Created 03-02-2017 04:53 PM
First things first - there should be data getting written to /tmp/tweets_staging on HDFS.
If the Banana UI dashboard is working, and you are getting tweets showing up in real-time - your Ni-Fi flow is working, but not the branch that writes to HDFS. There is also a branch that writes to the OS filesystem. What is showing up in Banana, is the branch that writes into Solr, and gets indexed.
Check the Ni-Fi flow for errors, as Hive will just create an empty table if you run the command (assuming you do not get the errors above).
Moving onto Hive, are you doing this in the Hive view in Ambari. Can you also sanity check Hive - create a dummy table -
create table example1 (ID int, col1 string)
insert into example1 values (1,"hello")
select * from example1
Is Hive working as expected?
Created 03-02-2017 05:27 PM
Yes Hive is working as expected. the example table is ok. And i also get the real-time data shown in banana and in solar where i can run querys on it. Only not to hdfs. What is this branch which should write the data to the hdfs folder /tmp/tweets_staging ?
Created 03-02-2017 05:32 PM
Ok now i know what you mean. i downloaded the template in the tutorial for NiFi. when i check the template now and check the process put hdfs it sais failure, 104 queued.
Created 03-02-2017 09:41 PM
At a guess the failure is likely the processor is not pointing to the right directory, and permissions might not be correct. So check this by (as hdfs):
hdfs dfs -mkdir /tmp/tweets_staging
hdfs dfs -chmod 777 /tmp/tweets_staging
you could even test that you can right to HDFS. For example......create a dummy file in /tmp on Linux.
hdfs dfs -put /tmp/dummyfile /tmp/
The processor in Ni-FI needs to be pointing to the /tmp/tweets_staging/ directory
Created on 03-03-2017 10:24 AM - edited 08-19-2019 02:01 AM
ok i will check this points now.
since i installed NiFi, i have also the red symbols and cant restart the services. It is the SNameNode from HDFS, Falcon, Storm, Ambari Infra and Atlas. Check the image.

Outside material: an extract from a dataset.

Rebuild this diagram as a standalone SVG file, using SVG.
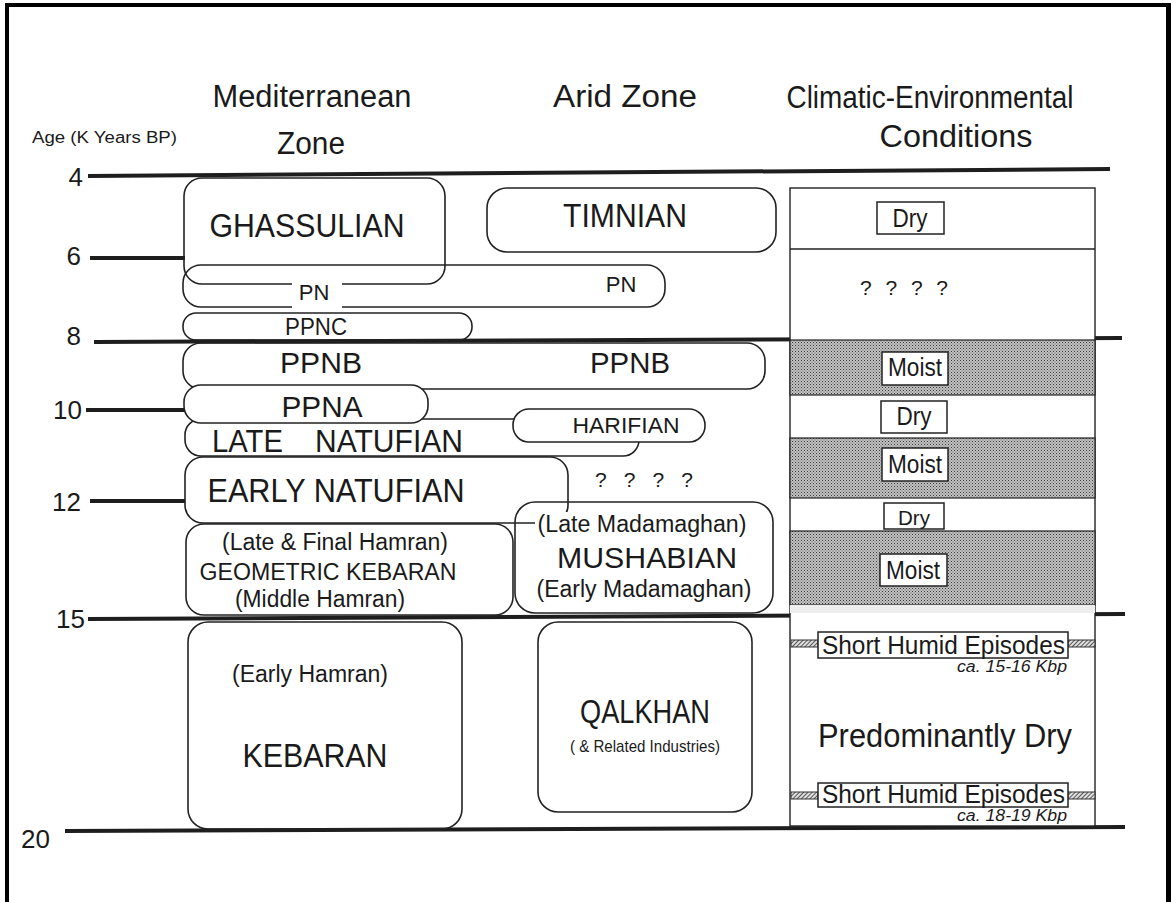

Could this also be a problem according to this ?
Created on 03-03-2017 12:02 PM - edited 08-19-2019 02:01 AM
ok i did the 3 steps. the result is in the picture. the first 2 steps seem ok. at the third he said no such file or directory.
i really dont know what to do now.
Created 03-03-2017 12:23 PM
Where can i find the nifi logs, or better how can i open them ?
in the nifi config under "advanced nifi-env" it says:
#The directory for NiFi log files export NIFI_LOG_DIR="{{nifi_log_dir}}"
but how do i get there and open them ?
Created 03-03-2017 03:25 PM
Can you just check the /tmp/ directory has the correct permissions....
hdfs dfs -chmod -R 777 /tmp
The components showing in Red in Ambari should have no impact.
Created 03-03-2017 03:40 PM
Seems not. Result is now:
chmod changing permissions of /tmp/yarn: permission denied. user=root is not the owner of the inode=yarn.
now i understand less. why yarn ?
i found another post, with exactly the same problem i have. He changed the core-site.xml file and it worked afterwards.
https://community.hortonworks.com/questions/65057/failed-to-write-to-parent-hdfs-directory.html
Do you know how i can edit this file in the sandbox ?
i dont find the way to the path of the file.
Created 03-03-2017 09:19 PM
I would like to make sure you can write to /tmp/tweets_staging directory.
On linux as root
echo hello > /tmp/hello.txt
as hdfs:
hdfs dfs -put /tmp/tweets_staging/
Yes, codec is an issue on certain versions of the sandbox. As per the article, you can remove the string from the parameter in Ambari.